Sunday, August 27, 2017

Good Coaching or Cheating? You Decide...



Hypothetical situations always seem to arise in a discussion of collegiate tennis and officiating.  Here is a scenario that is discussed regularly in our ranks:

The coach instructs his players to make a close call on the far sideline in the first game or two to see how the chair official is going to respond.

Is that cheating or good coaching???


Personally, I have mixed feelings about the issue.  On one hand, it is absolutely cheating if he teaches his players to make a bad call to check out the official.  On the other hand, if a close call does occur on the far sideline, then the coach should teach his player to learn from it.  What a chair official does on a close call on the far sideline will tell you a lot about how they are going to officiate the match.  If a chair official is quick to overrule a far sideline then they will probably be quick to overrule throughout the match.  Players and coaches should learn from this.

Remember--being instructed to sin does not negate a person's responsibility for their actions.  If they deliberately cheat, then the player AND the coach who told him to cheat, should be penalized.

What do you think???  Send in your opinions and we'll see what everyone has to say.

Remember that a coach should always abide by a healthy code of ethics.  Does this violate that code or is it acceptable behavior?  Sometimes something that is legally alright is not right ethically.  What kind of coach do you want coaching your son or daughter???

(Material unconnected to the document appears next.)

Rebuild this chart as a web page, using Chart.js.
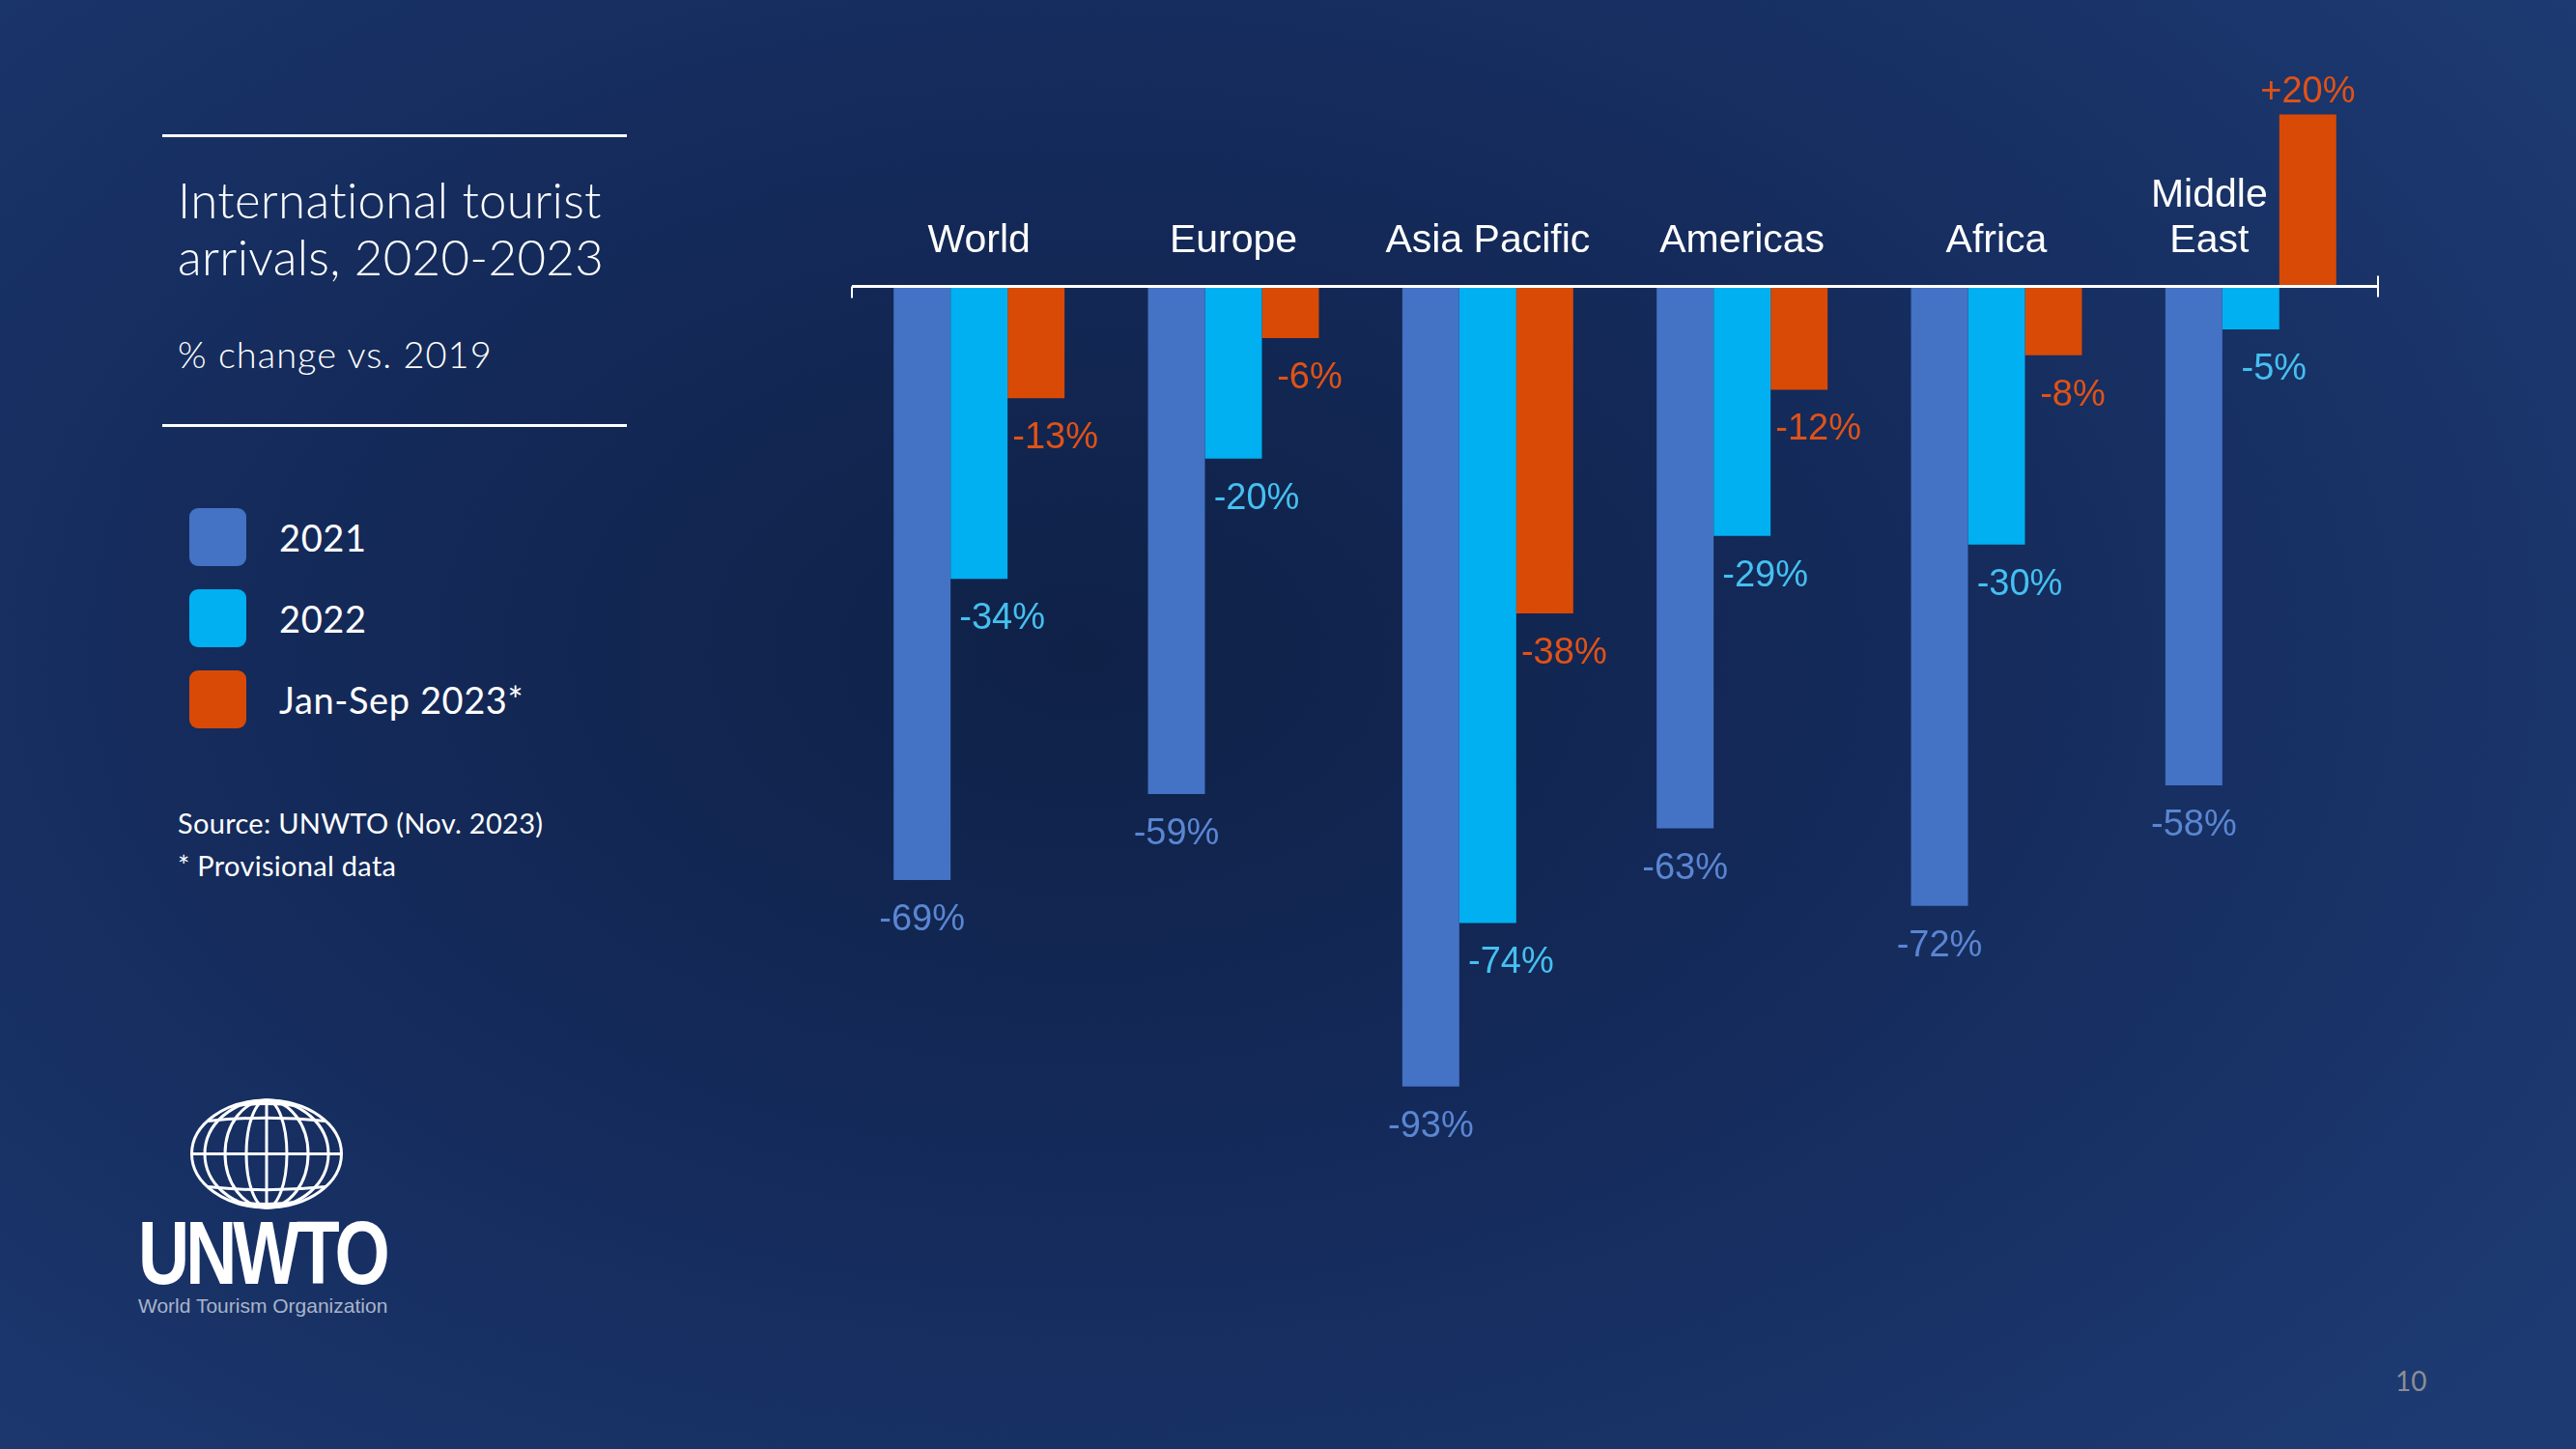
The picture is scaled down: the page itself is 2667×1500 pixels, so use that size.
<!DOCTYPE html>
<html>
<head>
<meta charset="utf-8">
<script src="https://cdn.jsdelivr.net/npm/chart.js@4.4.0/dist/chart.umd.min.js"></script>
<style>
  html, body { margin: 0; padding: 0; width: 2667px; height: 1500px; overflow: hidden; }
  body {
    position: relative;
    background: radial-gradient(ellipse 70% 80% at 42% 45%, #0f2147 0%, #142a5a 45%, #1d3a72 100%);
    font-family: Lato, "Open Sans", sans-serif;
    color: #fff;
  }
  .abs { position: absolute; white-space: nowrap; }
  .rule { position: absolute; left: 168px; width: 481px; height: 3px; background: #fff; }
  .title { left: 184px; top: 177px; font-size: 51px; line-height: 59px; font-weight: 300; letter-spacing: 0.3px; }
  .sub { left: 184px; top: 344px; font-size: 38px; line-height: 1.2; font-weight: 300; letter-spacing: 1px; }
  .lg-box { position: absolute; left: 196px; width: 59px; height: 60px; border-radius: 9px; }
  .lg-txt { left: 289px; font-size: 38px; line-height: 1.2; letter-spacing: 0.6px; }
  .src { left: 184px; top: 830px; font-size: 29px; line-height: 44px; letter-spacing: 0.3px; }
  .brand { left: 143px; top: 1242px; font-family: "Liberation Sans", Arial, sans-serif; font-weight: bold;
           font-size: 92px; line-height: 1.2; letter-spacing: -5px; transform: scaleX(0.8); transform-origin: left top; }
  .org { left: 143px; top: 1339px; font-family: "Liberation Sans", Arial, sans-serif;
         font-size: 21px; line-height: 1.2; color: #aab4cb; }
  .page { left: 2480px; top: 1413px; font-size: 28px; line-height: 1.2; color: #8b8e95; }
  #chart { position: absolute; left: 0; top: 0; }
</style>
</head>
<body>

<div class="rule" style="top:139px"></div>
<div class="abs title">International tourist<br>arrivals, 2020-2023</div>
<div class="abs sub">% change vs. 2019</div>
<div class="rule" style="top:439px"></div>

<div id="legend"></div>

<div class="abs src">Source: UNWTO (Nov. 2023)<br>* Provisional data</div>

<svg class="abs" style="left:194px;top:1136px" width="164" height="120" viewBox="0 0 164 120">
  <g fill="none" stroke="#fff" stroke-width="3">
    <ellipse cx="82" cy="58.5" rx="77.5" ry="55.5"/>
    <ellipse cx="82" cy="58.5" rx="64" ry="55.5"/>
    <ellipse cx="82" cy="58.5" rx="43" ry="55.5"/>
    <ellipse cx="82" cy="58.5" rx="21" ry="55.5"/>
    <line x1="82" y1="3" x2="82" y2="114"/>
    <line x1="4.5" y1="58.5" x2="159.5" y2="58.5"/>
    <path d="M21 24.5 Q82 18 143 24.5"/>
    <path d="M21 92.5 Q82 99 143 92.5"/>
    <path d="M48 9 Q82 4 116 9"/>
    <path d="M48 108 Q82 113 116 108"/>
  </g>
</svg>
<div class="abs brand">UNWTO</div>
<div class="abs org">World Tourism Organization</div>

<div class="abs page">10</div>

<canvas id="chart" width="2667" height="1500"></canvas>

<script>
const regions = ['World', 'Europe', 'Asia Pacific', 'Americas', 'Africa', ['Middle', 'East']];
const seriesNames = ['2021', '2022', 'Jan-Sep 2023*'];
const v2021 = [-69, -59, -93, -63, -72, -58];
const v2022 = [-34, -20, -74, -29, -30, -5];
const v2023 = [-13, -6, -38, -12, -8, 20];

const barColors = ['#4472c4', '#00b0f0', '#d94a06'];
const labelColors = ['#5a86d2', '#45c0f0', '#e05216'];
// value labels of the 2nd and 3rd series sit a bit to the right of their bars
const labelShift = [0, 24, 20];

// legend on the left panel
const legendTops = [526, 610, 694];
const legendEl = document.getElementById('legend');
seriesNames.forEach((name, i) => {
    const box = document.createElement('div');
    box.className = 'lg-box';
    box.style.top = legendTops[i] + 'px';
    box.style.background = barColors[i];
    legendEl.appendChild(box);
    const txt = document.createElement('div');
    txt.className = 'abs lg-txt';
    txt.style.top = (legendTops[i] + 8) + 'px';
    txt.textContent = name;
    legendEl.appendChild(txt);
});

const fmt = v => (v > 0 ? '+' : '') + v + '%';

const axisAndLabels = {
    id: 'axisAndLabels',
    afterDatasetsDraw(chart) {
        const { ctx, scales: { x, y } } = chart;
        const y0 = y.getPixelForValue(0);
        ctx.save();
        // zero line with end ticks
        ctx.strokeStyle = '#ffffff';
        ctx.lineWidth = 3;
        ctx.beginPath();
        ctx.moveTo(x.left, y0);
        ctx.lineTo(x.right, y0);
        ctx.stroke();
        ctx.lineWidth = 2;
        ctx.beginPath();
        ctx.moveTo(x.left, y0);
        ctx.lineTo(x.left, y0 + 12);
        ctx.moveTo(x.right, y0 - 11);
        ctx.lineTo(x.right, y0 + 11);
        ctx.stroke();

        // region names above the zero line
        ctx.fillStyle = '#ffffff';
        ctx.font = '41px "Liberation Sans", Arial, sans-serif';
        ctx.textAlign = 'center';
        ctx.textBaseline = 'alphabetic';
        regions.forEach((r, i) => {
            const lines = Array.isArray(r) ? r : [r];
            const cx = x.getPixelForValue(i) + (lines.length > 1 ? -43 : 0);
            lines.forEach((t, j) => {
                ctx.fillText(t, cx, y0 - 36 - (lines.length - 1 - j) * 47);
            });
        });

        // value labels
        ctx.font = '38px "Liberation Sans", Arial, sans-serif';
        chart.data.datasets.forEach((ds, di) => {
            const meta = chart.getDatasetMeta(di);
            ctx.fillStyle = labelColors[di];
            meta.data.forEach((bar, i) => {
                const v = ds.data[i];
                const tx = bar.x + (v > 0 ? 0 : labelShift[di]);
                const ty = v > 0 ? bar.y - 13 : bar.y + 52;
                ctx.fillText(fmt(v), tx, ty);
            });
        });
        ctx.restore();
    }
};

const ctx = document.getElementById('chart').getContext('2d');
new Chart(ctx, {
    type: 'bar',
    data: {
        labels: regions,
        datasets: [v2021, v2022, v2023].map((d, i) => ({
            label: seriesNames[i],
            data: d,
            backgroundColor: barColors[i],
            borderWidth: 0,
            barPercentage: 1,
            categoryPercentage: 0.672
        }))
    },
    options: {
        responsive: false,
        devicePixelRatio: 1,
        animation: false,
        layout: { padding: { left: 882, right: 205, top: 74, bottom: 313 } },
        scales: {
            x: { display: false },
            y: { display: false, min: -100, max: 25 }
        },
        plugins: {
            legend: { display: false },
            tooltip: { enabled: false }
        }
    },
    plugins: [axisAndLabels]
});
</script>
</body>
</html>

SPECIAL NOTE AND DISCLAIMER:  Whereas I am bound by the Big 12 Confidentiality Agreement to not publish anything pertaining to the Big 12, this also includes any comments that pertain to the Big 12 on my blog; therefore, no comments that mention the Big 12 in any capacity will be published.

10 comments:

Anonymous said...

It is 100% cheating! Need to refresh these coaches on benefit of the doubt. Plus that long line call puts a lot of pressure on a chair umpire. They want to play that game, make them bring in extra line officialls and explain to their A.D why their over budget.

RM said...
This comment has been removed by the author.
Anonymous said...

100% cheating and coaches who advocate this should never be allow to coach again. I know it happens, but that doesn't make it right or acceptable.

Anonymous said...

Its way more than hypothetical and everyone knows it. They also know when and where its happening.

Anonymous said...

If it can be substantiated that a coach is actually doing this then their conference needs to take action to suspend or remove them. There is no place in collegiate tennis for this kind of activity.

Unknown said...

It's cheating. Hasn't happened to me yet but it sounds like it will.
Coaches need to let the events of a match play out naturally or organically as they say.

Anonymous said...

Good luck ever catching a coach telling his player to deliberately cheat. You could ask their trainers though. They hear and see everything.

Anonymous said...

What????? Is this really a gray area for anyone???? If so, then please leave the officiating profession - you are contributing to the cheating epidemic in our sport.

RM said...

300 blog views today! There must be some interest out there...

Anonymous said...

Great article. We all know who does and where its done. Too bad the light can't shine on the one who is doing it.